The proposed Sundays for Open Streets are July 27, August 3, August 17, and August 31. The events still need the approval ofat city council, and sponsors to cover policing costs.
A motion for the initiative was introduced in November, 2012, when Ms. Wong-Tam asked city staff to report on the feasibility of the project.
The city staff report that was due before April 2013 came out a year late at the end of March 2014. The report found most affected organizations were supportive of the event, but there were major concerns from the police.
The Toronto Police Service response to the Open Streets proposal says it would be “logistically, operationally, and functionally impossible to achieve or support on the basis of extraordinary staffing requirements that far exceed capacity.”
The report points to the 14.8 km route as being too big a space.
“This is not in any way to suggest that [the] concept is unattainable within of the City of Toronto,” the report says. “But the proposed event design and locations far exceed the capacity the police to properly handle.”
Ms. Wong-Tam calls the program a great “social equalizer,” that would provide residents with a new space for recreation with the existing infrastructure, without having to build a new park or sports complex.
She says the program would also generate revenue for businesses in the area that would normally be closed on Sunday mornings. Part of the plan is to exclude any additional outdoor vending in order to increase traffic to existing local businesses.
The events would “soft-close” Bloor, according to the Open Streets website, meaning north-south traffic could cross Bloor as normal.
“They just need to stop at a red light,” Ms. Wong-Tam says.

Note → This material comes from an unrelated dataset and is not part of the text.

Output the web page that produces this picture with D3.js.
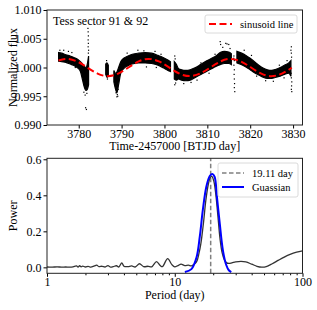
<!DOCTYPE html>
<html>
<head>
<meta charset="utf-8">
<script src="https://cdn.jsdelivr.net/npm/d3@7/dist/d3.min.js"></script>
<style>
  body { margin: 0; background: #fff; }
  svg { display: block; font-family: "Liberation Serif", "Times New Roman", serif; }
  .tick text { font-family: "Liberation Serif", serif; font-size: 12px; fill: #000; }
  .tick line { stroke: #000; }
</style>
</head>
<body>
<div id="chart"></div>
<script>
// light curve: dense band per segment (time, lower, upper)
const bandSegments = [
  [[3775.3, 1.0011, 1.0026], [3776.0, 1.0010, 1.0025], [3777.0, 1.0009, 1.0022], [3778.0, 1.0006, 1.0020],
   [3779.0, 1.0003, 1.0017], [3779.8, 0.9999, 1.0014], [3780.4, 0.9993, 1.0010], [3780.9, 0.9978, 1.0006],
   [3781.3, 0.9966, 1.0002], [3781.7, 0.9960, 1.0000], [3782.0, 0.9962, 1.0006], [3782.3, 0.9970, 1.0020]],
  [[3786.3, 0.9988, 1.0006], [3786.6, 0.9983, 1.0008], [3786.9, 0.9985, 1.0004]],
  [[3788.2, 0.9975, 0.9995], [3788.6, 0.9962, 0.9990], [3788.9, 0.9956, 0.9992], [3789.3, 0.9970, 1.0000],
   [3789.8, 0.9990, 1.0010], [3790.5, 0.9998, 1.0016], [3791.5, 1.0003, 1.0020], [3792.5, 1.0006, 1.0023],
   [3794.0, 1.0008, 1.0025], [3795.5, 1.0008, 1.0026], [3797.0, 1.0007, 1.0025], [3798.5, 1.0004, 1.0021],
   [3799.8, 0.9999, 1.0017], [3800.8, 0.9995, 1.0013], [3801.4, 0.9993, 1.0010]],
  [[3802.3, 0.9980, 1.0010], [3802.8, 0.9978, 1.0005], [3803.3, 0.9980, 0.9998], [3804.0, 0.9978, 0.9996],
   [3805.0, 0.9977, 0.9995], [3806.0, 0.9978, 0.9996], [3807.0, 0.9982, 0.9999], [3808.0, 0.9986, 1.0003],
   [3809.0, 0.9990, 1.0008], [3810.0, 0.9994, 1.0012], [3811.0, 0.9998, 1.0016], [3812.0, 1.0002, 1.0020],
   [3813.0, 1.0005, 1.0026], [3814.0, 1.0007, 1.0028], [3815.0, 1.0007, 1.0027], [3815.6, 1.0005, 1.0024]],
  [[3816.9, 1.0008, 1.0028], [3818.0, 1.0005, 1.0025], [3819.0, 1.0001, 1.0021], [3820.0, 0.9996, 1.0016],
   [3821.0, 0.9991, 1.0010], [3822.0, 0.9987, 1.0004], [3823.0, 0.9983, 0.9999], [3824.0, 0.9981, 0.9996],
   [3825.0, 0.9981, 0.9995], [3826.0, 0.9983, 0.9997], [3827.0, 0.9985, 1.0000], [3828.0, 0.9988, 1.0004],
   [3829.0, 0.9990, 1.0008], [3829.5, 0.9985, 1.0012]]
];

// scattered points outside the band
const outlierT = [3782.15, 3782.2, 3782.25, 3782.2, 3782.25, 3782.2, 3782.3, 3782.25, 3781.6, 3781.8,
  3781.5, 3781.9, 3781.2, 3788.9, 3789.0, 3788.7, 3786.5, 3786.7, 3802.4, 3802.5, 3802.6, 3802.4,
  3813.0, 3813.1, 3814.3, 3814.6, 3815.0, 3813.6, 3815.3, 3816.2, 3816.3, 3816.2, 3816.3, 3816.25,
  3816.3, 3816.35, 3816.3, 3816.4, 3816.15, 3829.6, 3829.5, 3829.6, 3829.65, 3829.6, 3829.7, 3829.65,
  3829.6, 3829.7, 3829.55, 3776.5, 3778.4, 3779.2, 3791.3, 3793.8, 3795.2, 3797.8, 3799.2, 3795.8,
  3798.1, 3804.5, 3806.2, 3807.6, 3808.5, 3810.4, 3811.8, 3818.6, 3820.3, 3821.5, 3823.6, 3825.4,
  3826.8, 3827.9, 3828.6, 3775.6, 3777.6, 3789.1, 3789.2];
const outlierF = [1.0068, 1.0062, 1.0055, 1.0048, 1.0042, 1.0036, 1.0030, 1.0025, 0.9930, 0.9927,
  0.9952, 0.9955, 0.9957, 0.9949, 0.9953, 0.9956, 1.0012, 0.9980, 1.0020, 1.0015, 0.9973, 0.9970,
  1.0045, 1.0040, 1.0042, 1.0041, 1.0040, 1.0035, 1.0033, 1.0020, 1.0012, 1.0004, 0.9996, 0.9988,
  0.9980, 0.9972, 0.9965, 0.9958, 1.0016, 1.0036, 1.0030, 1.0025, 1.0018, 0.9982, 0.9975, 0.9968,
  0.9962, 0.9958, 0.9990, 1.0030, 1.0026, 1.0000, 1.0025, 1.0030, 1.0029, 1.0028, 1.0023, 1.0001,
  1.0000, 0.9972, 0.9974, 0.9978, 1.0008, 0.9990, 1.0023, 1.0030, 1.0021, 0.9985, 0.9977, 0.9976,
  1.0004, 0.9982, 1.0012, 1.0030, 1.0028, 0.9950, 0.9962];

// red dashed sinusoid fit
const sineT = [3775.3, 3777.2, 3779.6, 3782.0, 3784.4, 3786.8, 3789.2, 3791.6, 3794.0, 3796.3, 3798.7,
  3801.1, 3803.5, 3805.9, 3808.3, 3810.7, 3813.1, 3815.4, 3817.8, 3820.2, 3822.6, 3825.0, 3827.4, 3829.7];
const sineF = [1.00122, 1.0015, 1.00106, 1.0000, 0.99894, 0.9985, 0.99894, 1.0000, 1.00106, 1.0015, 1.00106,
  1.0000, 0.99894, 0.9985, 0.99894, 1.0000, 1.00106, 1.0015, 1.00106, 1.0000, 0.99894, 0.9985, 0.99894, 0.99995];

const fluxTicks = [0.990, 0.995, 1.000, 1.005, 1.010];
const timeTicks = [3780, 3790, 3800, 3810, 3820, 3830];

// periodogram
const period = [1.0, 1.1, 1.2, 1.3, 1.4, 1.5, 1.6, 1.7, 1.75, 1.8, 1.85, 1.9, 2.0, 2.1, 2.2, 2.35, 2.45, 2.55,
  2.7, 2.85, 3.0, 3.15, 3.3, 3.5, 3.65, 3.85, 4.0, 4.3, 4.6, 4.9, 5.3, 5.7, 6.2, 6.6, 7.2, 7.7, 8.0, 8.8,
  9.5, 10.0, 10.6, 11.2, 12.0, 12.8, 13.5, 14.0, 14.8, 15.5, 16.0, 16.8, 17.5, 18.3, 19.0, 19.5, 20.2,
  21.0, 21.8, 22.6, 23.5, 24.5, 25.5, 26.5, 28, 30, 33, 36, 40, 44, 48, 52, 58, 65, 72, 80, 90, 100];
const power = [0.002, 0.001, 0.003, 0.001, 0.002, 0.001, 0.003, 0.008, 0.002, 0.009, 0.003, 0.007, 0.002,
  0.006, 0.001, 0.008, 0.012, 0.004, 0.006, 0.002, 0.010, 0.001, 0.004, 0.009, 0.002, 0.025, 0.006, 0.004,
  0.008, 0.002, 0.020, 0.004, 0.006, 0.003, 0.032, 0.010, 0.004, 0.048, 0.015, 0.003, 0.010, 0.018, 0.010,
  0.012, 0.008, 0.015, 0.030, 0.08, 0.13, 0.25, 0.37, 0.46, 0.50, 0.505, 0.48, 0.40, 0.28, 0.16, 0.08,
  0.04, 0.025, 0.022, 0.025, 0.030, 0.033, 0.030, 0.018, 0.006, 0.001, 0.004, 0.020, 0.040, 0.057, 0.072,
  0.084, 0.091];

const gaussP = [12.0, 13.5, 14.8, 15.7, 16.6, 17.7, 18.8, 19.7, 20.5, 21.4, 22.5, 23.8, 25.3, 26.5, 27.7];
const gaussPow = [-0.026, -0.010, 0.055, 0.17, 0.32, 0.45, 0.507, 0.518, 0.503, 0.39, 0.244, 0.096, 0.013, -0.016, -0.026];

const peakPeriod = 19.11;
const powerTicks = [0.0, 0.2, 0.4, 0.6];
const periodMajor = [1, 10, 100];
const periodMinor = [2, 3, 4, 5, 6, 7, 8, 9, 20, 30, 40, 50, 60, 70, 80, 90];

const W = 317, H = 310;
const svg = d3.select('#chart').append('svg').attr('width', W).attr('height', H);

const left = 47, right = 302.5;

// ---------- top panel ----------
const x1 = d3.scaleLinear().domain([3772.6, 3832.2]).range([left, right]);
const y1 = d3.scaleLinear().domain([0.990, 1.010]).range([125, 10]);

const lc = svg.append('g');
lc.append('g')
  .attr('transform', 'translate(0,125)')
  .call(d3.axisBottom(x1).tickValues(timeTicks).tickSize(3.5).tickPadding(0.5).tickFormat(d3.format('d')))
  .call(g => g.select('.domain').remove());
lc.append('g')
  .attr('transform', `translate(${left},0)`)
  .call(d3.axisLeft(y1).tickValues(fluxTicks).tickSize(3.5).tickPadding(2).tickFormat(d3.format('.3f')))
  .call(g => g.select('.domain').remove());

const band = d3.area().x(d => x1(d[0])).y0(d => y1(d[1])).y1(d => y1(d[2])).curve(d3.curveMonotoneX);
lc.selectAll('path.band').data(bandSegments).join('path')
  .attr('class', 'band')
  .attr('d', band)
  .attr('fill', '#000')
  .attr('stroke', '#000')
  .attr('stroke-width', 1.2);

lc.selectAll('rect.pt').data(outlierT.map((t, i) => [t, outlierF[i]])).join('rect')
  .attr('class', 'pt')
  .attr('x', d => x1(d[0]) - 0.6)
  .attr('y', d => y1(d[1]) - 0.6)
  .attr('width', 1.2)
  .attr('height', 1.2)
  .attr('fill', '#000');

const sineLine = d3.line().x(d => x1(d[0])).y(d => y1(d[1])).curve(d3.curveNatural);
lc.append('path')
  .datum(sineT.map((t, i) => [t, sineF[i]]))
  .attr('d', sineLine)
  .attr('fill', 'none')
  .attr('stroke', '#ff0000')
  .attr('stroke-width', 2)
  .attr('stroke-dasharray', '7,3.5');

lc.append('rect')
  .attr('x', left).attr('y', 10).attr('width', right - left).attr('height', 115)
  .attr('fill', 'none').attr('stroke', '#222').attr('stroke-width', 1);

lc.append('text').attr('x', 53).attr('y', 25).attr('font-size', 12).text('Tess sector 91 & 92');

// legend (top)
lc.append('rect').attr('x', 205).attr('y', 15).attr('width', 92).attr('height', 18).attr('rx', 2)
  .attr('fill', '#fff').attr('fill-opacity', 0.8).attr('stroke', '#d0d0d0').attr('stroke-width', 0.8);
lc.append('line').attr('x1', 209).attr('x2', 232).attr('y1', 24).attr('y2', 24)
  .attr('stroke', '#ff0000').attr('stroke-width', 2).attr('stroke-dasharray', '7,3.5');
lc.append('text').attr('x', 240).attr('y', 28).attr('font-size', 10.5).text('sinusoid line');

lc.append('text').attr('x', (left + right) / 2).attr('y', 150).attr('text-anchor', 'middle')
  .attr('font-size', 12).text('Time-2457000 [BTJD day]');
lc.append('text').attr('transform', `translate(16.5,${(10 + 125) / 2}) rotate(-90)`)
  .attr('text-anchor', 'middle').attr('font-size', 12).text('Normalized flux');

// ---------- bottom panel ----------
const yTop2 = 158.3, yBot2 = 273.3;
const x2 = d3.scaleLog().domain([1, 100]).range([left, right]);
const y2 = d3.scaleLinear().domain([-0.033, 0.6055]).range([yBot2, yTop2]);

const pg = svg.append('g');
pg.append('g')
  .attr('transform', `translate(0,${yBot2})`)
  .call(d3.axisBottom(x2).tickValues(periodMinor).tickSize(2).tickFormat(''))
  .call(g => g.select('.domain').remove());
pg.append('g')
  .attr('transform', `translate(0,${yBot2})`)
  .call(d3.axisBottom(x2).tickValues(periodMajor).tickSize(3.5).tickPadding(1).tickFormat(d3.format('d')))
  .call(g => g.select('.domain').remove());
pg.append('g')
  .attr('transform', `translate(${left},0)`)
  .call(d3.axisLeft(y2).tickValues(powerTicks).tickSize(3.5).tickPadding(2).tickFormat(d3.format('.1f')))
  .call(g => g.select('.domain').remove());

const pLine = d3.line().x(d => x2(d[0])).y(d => y2(d[1])).curve(d3.curveCatmullRom);

pg.append('line')
  .attr('x1', x2(peakPeriod)).attr('x2', x2(peakPeriod)).attr('y1', yBot2).attr('y2', yTop2)
  .attr('stroke', '#808080').attr('stroke-width', 1.5).attr('stroke-dasharray', '4.5,2.5');

pg.append('path')
  .datum(period.map((p, i) => [p, power[i]]))
  .attr('d', pLine)
  .attr('fill', 'none').attr('stroke', '#333').attr('stroke-width', 1.3);

pg.append('path')
  .datum(gaussP.map((p, i) => [p, gaussPow[i]]))
  .attr('d', pLine)
  .attr('fill', 'none').attr('stroke', '#0000ff').attr('stroke-width', 2);

pg.append('rect')
  .attr('x', left).attr('y', yTop2).attr('width', right - left).attr('height', yBot2 - yTop2)
  .attr('fill', 'none').attr('stroke', '#222').attr('stroke-width', 1);

// legend (bottom)
pg.append('rect').attr('x', 218).attr('y', 163).attr('width', 80).attr('height', 34).attr('rx', 2)
  .attr('fill', '#fff').attr('fill-opacity', 0.8).attr('stroke', '#d0d0d0').attr('stroke-width', 0.8);
pg.append('line').attr('x1', 222).attr('x2', 244).attr('y1', 173).attr('y2', 173)
  .attr('stroke', '#808080').attr('stroke-width', 1.5).attr('stroke-dasharray', '4.5,2.5');
pg.append('text').attr('x', 252).attr('y', 177).attr('font-size', 10.5).text('19.11 day');
pg.append('line').attr('x1', 222).attr('x2', 244).attr('y1', 187).attr('y2', 187)
  .attr('stroke', '#0000ff').attr('stroke-width', 2);
pg.append('text').attr('x', 252).attr('y', 191).attr('font-size', 10.5).text('Guassian');

pg.append('text').attr('x', (left + right) / 2).attr('y', 299).attr('text-anchor', 'middle')
  .attr('font-size', 12).text('Period (day)');
pg.append('text').attr('transform', `translate(16.5,${(yTop2 + yBot2) / 2}) rotate(-90)`)
  .attr('text-anchor', 'middle').attr('font-size', 12).text('Power');
</script>
</body>
</html>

Ms. Wong-Tam has support from several international and provincial consulting firms, including 8-80 Cities and regionalArchitects, to get the Open Streets pilot under way. She says work is being done to bring similar events to Kingston, Windsor, and Thunder Bay this summer as well.
She says although similar programs and activities have taken off in other cities, including Los Angeles and Ottawa, she wants to craft an Open Streets experience unique to Toronto.
Public Works Committee Chair Denzil Minnan-Wong has expressed concerns about the events, noting the existing problems with traffic and gridlock in the area.
Mr. Minnan-Wong disagrees with Ms. Wong-Tam’s idea that the events would boost business along the street.
“A number of businesses rely on the commerce that is brought in from motorists, and motorists will just decide not to come,” he says. “The weekend is an important time for them to conduct their business during the summertime, and this will discourage many of them from coming into the downtown.”